Pulse skipping modulation (PSM) helps to improve the light-load efficiency in a DC-DC converter with a stable periodic behaviour and predictable ripple parameters. A periodic steady-state operation under PSM consists of a charge pulse followed by a pre-defined count of skipped pulses, where individual pulses are referred to a fixed-frequency clock with a time period T. Thus the overall time period is simply the total count of pulses times the time period T, and the power spectrum is distributed accordingly. Although the light-load efficiency improves by increasing the number of skipped cycles, the count is limited by the specified output voltage ripple.

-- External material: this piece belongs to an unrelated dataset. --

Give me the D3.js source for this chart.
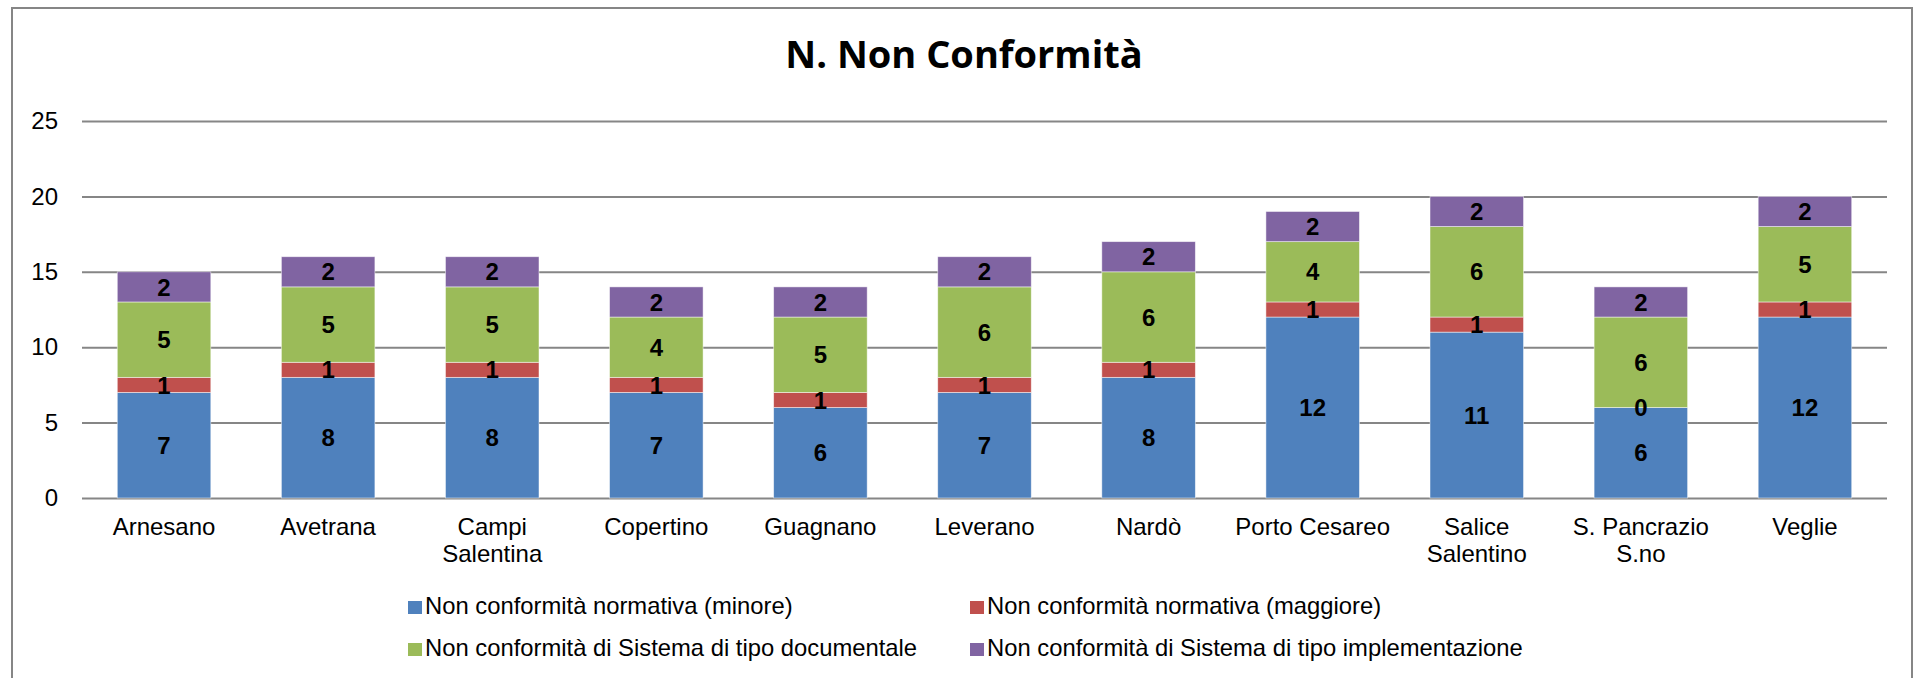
<html>
    <head>
        <meta charset="utf-8">
        <script src="https://d3js.org/d3.v7.min.js"></script>
        <style>
            body { margin: 0; background: #fff; }
        </style>
    </head>
    <body>
        <svg height="678" width="1916" id="chart"></svg>
    </body>
    <script>
        // data
        var categories = ["Arnesano", "Avetrana", "Campi Salentina", "Copertino", "Guagnano", "Leverano",
                          "Nardò", "Porto Cesareo", "Salice Salentino", "S. Pancrazio S.no", "Veglie"]
        var seriesNames = ["Non conformità normativa (minore)",
                           "Non conformità normativa (maggiore)",
                           "Non conformità di Sistema di tipo documentale",
                           "Non conformità di Sistema di tipo implementazione"]
        var minore       = [7, 8, 8, 7, 6, 7, 8, 12, 11, 6, 12]
        var maggiore     = [1, 1, 1, 1, 1, 1, 1, 1, 1, 0, 1]
        var documentale  = [5, 5, 5, 4, 5, 6, 6, 4, 6, 6, 5]
        var implementaz  = [2, 2, 2, 2, 2, 2, 2, 2, 2, 2, 2]
        var yTicks = [0, 5, 10, 15, 20, 25]
        var colors = ["#4F81BD", "#C0504D", "#9BBB59", "#8064A2"]

        var keys = ["minore", "maggiore", "documentale", "implementaz"]
        var rows = categories.map(function(c, i) {
            return { cat: c, minore: minore[i], maggiore: maggiore[i], documentale: documentale[i], implementaz: implementaz[i] }
        })

        var svg = d3.select("#chart")
        // plot area edges (note: "top" is a reserved window prop, so prefixed names)
        var plotLeft = 82, plotRight = 1887, plotTop = 121, plotBottom = 498

        // outer chart border
        svg.append("rect")
            .attr("x", 12).attr("y", 8)
            .attr("width", 1900).attr("height", 700)
            .attr("fill", "none")
            .attr("stroke", "#868686")
            .attr("stroke-width", 2)

        svg.append("text")
            .attr("x", 964)
            .attr("y", 68)
            .attr("text-anchor", "middle")
            .style("font-family", "'Open Sans', sans-serif")
            .style("font-weight", "bold")
            .style("font-size", "38px")
            .text("N. Non Conformità")

        var xScale = d3.scaleBand().domain(categories).range([plotLeft, plotRight]).paddingInner(0.43).paddingOuter(0.215)
        var yScale = d3.scaleLinear().domain([0, 25]).range([plotBottom, plotTop])

        // gridlines + y labels
        var yAxis = svg.append("g")
            .attr("transform", "translate(" + plotLeft + ",0)")
            .call(d3.axisLeft(yScale).tickValues(yTicks).tickSize(-(plotRight - plotLeft)).tickPadding(24))
        yAxis.select(".domain").remove()
        yAxis.selectAll(".tick line").attr("stroke", "#868686").attr("stroke-width", 2)
        yAxis.selectAll(".tick text")
            .style("font-family", "'Liberation Sans', Arial, sans-serif")
            .style("font-size", "24px")
            .attr("fill", "#000")

        var stack = d3.stack().keys(keys)(rows)

        var layers = svg.selectAll(".layer")
            .data(stack)
            .enter().append("g")
            .attr("class", "layer")
            .attr("fill", function(d, i) { return colors[i] })

        layers.selectAll("rect")
            .data(function(d) { return d })
            .enter().append("rect")
            .attr("x", function(d) { return xScale(d.data.cat) })
            .attr("y", function(d) { return yScale(d[1]) })
            .attr("width", xScale.bandwidth())
            .attr("height", function(d) { return yScale(d[0]) - yScale(d[1]) })
            .attr("stroke", "#ffffff")
            .attr("stroke-opacity", 0.6)
            .attr("stroke-width", 0.8)

        // value labels in the middle of each segment
        var labels = svg.append("g")
        stack.forEach(function(layer) {
            labels.selectAll(null)
                .data(layer)
                .enter().append("text")
                .attr("x", function(d) { return xScale(d.data.cat) + xScale.bandwidth() / 2 })
                .attr("y", function(d) { return (yScale(d[0]) + yScale(d[1])) / 2 })
                .attr("dy", "0.36em")
                .attr("text-anchor", "middle")
                .attr("fill", "#000")
                .style("font-family", "'Liberation Sans', Arial, sans-serif")
                .style("font-weight", "bold")
                .style("font-size", "24px")
                .text(function(d) { return d[1] - d[0] })
        })

        // x axis: wrapped category labels
        var xAxis = svg.append("g")
            .attr("transform", "translate(0," + plotBottom + ")")
            .call(d3.axisBottom(xScale).tickSize(0).tickPadding(20))
        xAxis.select(".domain").remove()
        xAxis.selectAll(".tick text")
            .style("font-family", "'Liberation Sans', Arial, sans-serif")
            .style("font-size", "24px")
            .attr("fill", "#000")
            .call(wrap, xScale.step() - 4)

        function wrap(texts, width) {
            texts.each(function() {
                var text = d3.select(this)
                var words = text.text().split(" ")
                var y = text.attr("y")
                text.text(null)
                var line = [], lineNo = 0
                var tspan = text.append("tspan").attr("x", 0).attr("y", y).attr("dy", "0.71em")
                words.forEach(function(w) {
                    line.push(w)
                    tspan.text(line.join(" "))
                    if (tspan.node().getComputedTextLength() > width && line.length > 1) {
                        line.pop()
                        tspan.text(line.join(" "))
                        line = [w]
                        lineNo++
                        tspan = text.append("tspan").attr("x", 0).attr("y", y)
                            .attr("dy", (0.71 + lineNo * 1.13) + "em").text(w)
                    }
                })
            })
        }

        // legend, two columns by two rows
        var legendPos = [[408, 614], [970, 614], [408, 656], [970, 656]]
        var legend = svg.selectAll(".legend")
            .data(seriesNames)
            .enter().append("g")
            .attr("class", "legend")
            .attr("transform", function(d, i) { return "translate(" + legendPos[i][0] + "," + legendPos[i][1] + ")" })
        legend.append("rect")
            .attr("x", 0).attr("y", -13)
            .attr("width", 14).attr("height", 13)
            .attr("fill", function(d, i) { return colors[i] })
        legend.append("text")
            .attr("x", 17)
            .attr("y", 0)
            .style("font-family", "'Liberation Sans', Arial, sans-serif")
            .style("font-size", "23.8px")
            .attr("fill", "#000")
            .text(function(d) { return d })
    </script>
</html>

This paper introduces a novel concept of fractional pulse skipping in a digitally controlled PSM DC-DC converter, which improves the power spectrum, without degrading the efficiency and violating the ripple constraint. In the proposed PSM, the number of charge and skipped cycles can be fully customized and the skipped cycle count needs to be periodically varied. The proposed PSM uses an existing digital-pulse-width-modulator (DPWM) architecture and adds extra features with only a little modification. Thus a seamless PSM/PWM transition can be inherently achieved. Stability analysis is carried out using discrete-time models and design guidelines are presented. The proposed scheme is implemented using an FPGA device and tested in a mixed-signal current-mode DPWM buck converter.